WHAT THE TASK ASKS = Leave out the pictures and transcribe everything else exactly.

SOURCE MATERIAL =

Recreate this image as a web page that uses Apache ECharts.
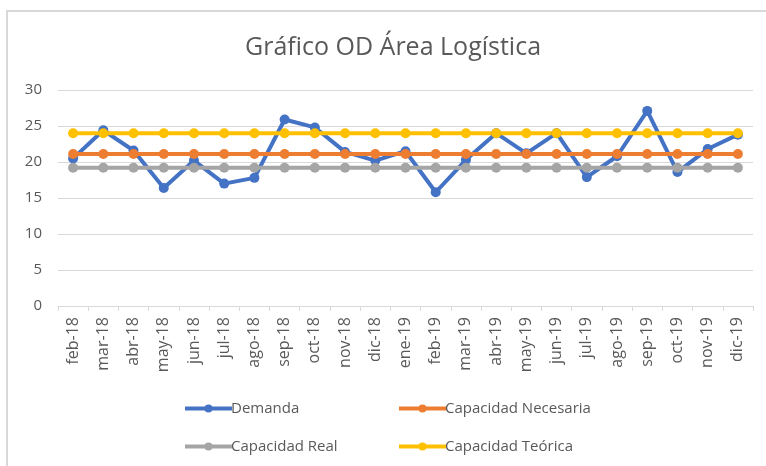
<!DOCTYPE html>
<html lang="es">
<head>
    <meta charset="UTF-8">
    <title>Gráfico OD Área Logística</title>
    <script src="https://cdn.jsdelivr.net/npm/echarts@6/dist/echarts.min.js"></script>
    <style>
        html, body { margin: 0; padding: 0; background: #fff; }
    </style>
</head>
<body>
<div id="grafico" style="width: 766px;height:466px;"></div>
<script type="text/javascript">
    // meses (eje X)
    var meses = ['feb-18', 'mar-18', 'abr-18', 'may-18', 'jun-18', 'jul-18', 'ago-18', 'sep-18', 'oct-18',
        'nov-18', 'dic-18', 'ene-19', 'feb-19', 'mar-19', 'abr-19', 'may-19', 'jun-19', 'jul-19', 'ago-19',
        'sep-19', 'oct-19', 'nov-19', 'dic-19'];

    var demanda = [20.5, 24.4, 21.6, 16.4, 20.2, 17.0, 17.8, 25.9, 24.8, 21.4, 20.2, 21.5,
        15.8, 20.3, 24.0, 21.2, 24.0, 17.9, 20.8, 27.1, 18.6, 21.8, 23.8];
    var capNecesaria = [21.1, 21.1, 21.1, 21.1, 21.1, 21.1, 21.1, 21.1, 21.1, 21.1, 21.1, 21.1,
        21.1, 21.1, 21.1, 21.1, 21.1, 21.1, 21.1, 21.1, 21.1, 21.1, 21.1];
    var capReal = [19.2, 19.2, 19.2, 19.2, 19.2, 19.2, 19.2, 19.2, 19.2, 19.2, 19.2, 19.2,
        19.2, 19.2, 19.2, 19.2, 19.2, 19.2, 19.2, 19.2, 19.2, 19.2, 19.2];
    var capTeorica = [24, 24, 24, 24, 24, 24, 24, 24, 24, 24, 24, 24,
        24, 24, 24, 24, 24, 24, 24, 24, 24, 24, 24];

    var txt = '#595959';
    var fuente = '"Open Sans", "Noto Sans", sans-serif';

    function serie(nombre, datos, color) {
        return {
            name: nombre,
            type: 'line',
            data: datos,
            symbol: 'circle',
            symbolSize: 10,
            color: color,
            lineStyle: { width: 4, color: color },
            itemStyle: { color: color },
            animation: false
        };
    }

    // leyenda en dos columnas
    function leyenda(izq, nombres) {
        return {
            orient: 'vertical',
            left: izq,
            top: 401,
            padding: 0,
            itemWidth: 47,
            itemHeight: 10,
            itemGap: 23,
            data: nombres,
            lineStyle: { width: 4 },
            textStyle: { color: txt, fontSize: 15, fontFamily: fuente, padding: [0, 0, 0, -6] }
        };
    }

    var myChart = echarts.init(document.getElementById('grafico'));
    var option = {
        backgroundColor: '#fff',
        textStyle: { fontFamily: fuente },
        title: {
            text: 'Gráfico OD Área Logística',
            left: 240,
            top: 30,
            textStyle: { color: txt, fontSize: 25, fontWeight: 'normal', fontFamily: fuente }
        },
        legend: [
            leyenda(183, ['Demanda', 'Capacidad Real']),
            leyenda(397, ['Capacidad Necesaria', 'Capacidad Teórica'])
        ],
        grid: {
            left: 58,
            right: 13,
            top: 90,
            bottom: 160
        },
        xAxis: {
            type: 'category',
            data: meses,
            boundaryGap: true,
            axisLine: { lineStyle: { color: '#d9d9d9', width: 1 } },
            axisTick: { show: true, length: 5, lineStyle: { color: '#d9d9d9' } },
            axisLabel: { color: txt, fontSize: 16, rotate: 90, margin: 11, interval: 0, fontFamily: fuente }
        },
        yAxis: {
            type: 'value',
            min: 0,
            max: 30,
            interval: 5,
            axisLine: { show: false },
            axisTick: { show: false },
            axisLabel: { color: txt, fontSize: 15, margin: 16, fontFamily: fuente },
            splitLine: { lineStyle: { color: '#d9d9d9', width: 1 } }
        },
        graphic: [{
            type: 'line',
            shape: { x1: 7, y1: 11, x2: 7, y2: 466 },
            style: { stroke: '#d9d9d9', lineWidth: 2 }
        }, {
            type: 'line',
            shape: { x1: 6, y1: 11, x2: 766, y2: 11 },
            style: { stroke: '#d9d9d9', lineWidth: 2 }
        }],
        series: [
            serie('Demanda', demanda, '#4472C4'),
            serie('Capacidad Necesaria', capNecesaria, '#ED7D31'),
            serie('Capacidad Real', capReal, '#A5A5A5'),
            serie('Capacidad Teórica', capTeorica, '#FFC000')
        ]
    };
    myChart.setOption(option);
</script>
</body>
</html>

RESPONSE TO THE EXERCISE =
Recreate this image as a web page that uses Apache ECharts.
<!DOCTYPE html>
<html lang="es">
<head>
    <meta charset="UTF-8">
    <title>Gráfico OD Área Logística</title>
    <script src="https://cdn.jsdelivr.net/npm/echarts@6/dist/echarts.min.js"></script>
    <style>
        html, body { margin: 0; padding: 0; background: #fff; }
    </style>
</head>
<body>
<div id="grafico" style="width: 766px;height:466px;"></div>
<script type="text/javascript">
    // meses (eje X)
    var meses = ['feb-18', 'mar-18', 'abr-18', 'may-18', 'jun-18', 'jul-18', 'ago-18', 'sep-18', 'oct-18',
        'nov-18', 'dic-18', 'ene-19', 'feb-19', 'mar-19', 'abr-19', 'may-19', 'jun-19', 'jul-19', 'ago-19',
        'sep-19', 'oct-19', 'nov-19', 'dic-19'];

    var demanda = [20.5, 24.4, 21.6, 16.4, 20.2, 17.0, 17.8, 25.9, 24.8, 21.4, 20.2, 21.5,
        15.8, 20.3, 24.0, 21.2, 24.0, 17.9, 20.8, 27.1, 18.6, 21.8, 23.8];
    var capNecesaria = [21.1, 21.1, 21.1, 21.1, 21.1, 21.1, 21.1, 21.1, 21.1, 21.1, 21.1, 21.1,
        21.1, 21.1, 21.1, 21.1, 21.1, 21.1, 21.1, 21.1, 21.1, 21.1, 21.1];
    var capReal = [19.2, 19.2, 19.2, 19.2, 19.2, 19.2, 19.2, 19.2, 19.2, 19.2, 19.2, 19.2,
        19.2, 19.2, 19.2, 19.2, 19.2, 19.2, 19.2, 19.2, 19.2, 19.2, 19.2];
    var capTeorica = [24, 24, 24, 24, 24, 24, 24, 24, 24, 24, 24, 24,
        24, 24, 24, 24, 24, 24, 24, 24, 24, 24, 24];

    var txt = '#595959';
    var fuente = '"Open Sans", "Noto Sans", sans-serif';

    function serie(nombre, datos, color) {
        return {
            name: nombre,
            type: 'line',
            data: datos,
            symbol: 'circle',
            symbolSize: 10,
            color: color,
            lineStyle: { width: 4, color: color },
            itemStyle: { color: color },
            animation: false
        };
    }

    // leyenda en dos columnas
    function leyenda(izq, nombres) {
        return {
            orient: 'vertical',
            left: izq,
            top: 401,
            padding: 0,
            itemWidth: 47,
            itemHeight: 10,
            itemGap: 23,
            data: nombres,
            lineStyle: { width: 4 },
            textStyle: { color: txt, fontSize: 15, fontFamily: fuente, padding: [0, 0, 0, -6] }
        };
    }

    var myChart = echarts.init(document.getElementById('grafico'));
    var option = {
        backgroundColor: '#fff',
        textStyle: { fontFamily: fuente },
        title: {
            text: 'Gráfico OD Área Logística',
            left: 240,
            top: 30,
            textStyle: { color: txt, fontSize: 25, fontWeight: 'normal', fontFamily: fuente }
        },
        legend: [
            leyenda(183, ['Demanda', 'Capacidad Real']),
            leyenda(397, ['Capacidad Necesaria', 'Capacidad Teórica'])
        ],
        grid: {
            left: 58,
            right: 13,
            top: 90,
            bottom: 160
        },
        xAxis: {
            type: 'category',
            data: meses,
            boundaryGap: true,
            axisLine: { lineStyle: { color: '#d9d9d9', width: 1 } },
            axisTick: { show: true, length: 5, lineStyle: { color: '#d9d9d9' } },
            axisLabel: { color: txt, fontSize: 16, rotate: 90, margin: 11, interval: 0, fontFamily: fuente }
        },
        yAxis: {
            type: 'value',
            min: 0,
            max: 30,
            interval: 5,
            axisLine: { show: false },
            axisTick: { show: false },
            axisLabel: { color: txt, fontSize: 15, margin: 16, fontFamily: fuente },
            splitLine: { lineStyle: { color: '#d9d9d9', width: 1 } }
        },
        graphic: [{
            type: 'line',
            shape: { x1: 7, y1: 11, x2: 7, y2: 466 },
            style: { stroke: '#d9d9d9', lineWidth: 2 }
        }, {
            type: 'line',
            shape: { x1: 6, y1: 11, x2: 766, y2: 11 },
            style: { stroke: '#d9d9d9', lineWidth: 2 }
        }],
        series: [
            serie('Demanda', demanda, '#4472C4'),
            serie('Capacidad Necesaria', capNecesaria, '#ED7D31'),
            serie('Capacidad Real', capReal, '#A5A5A5'),
            serie('Capacidad Teórica', capTeorica, '#FFC000')
        ]
    };
    myChart.setOption(option);
</script>
</body>
</html>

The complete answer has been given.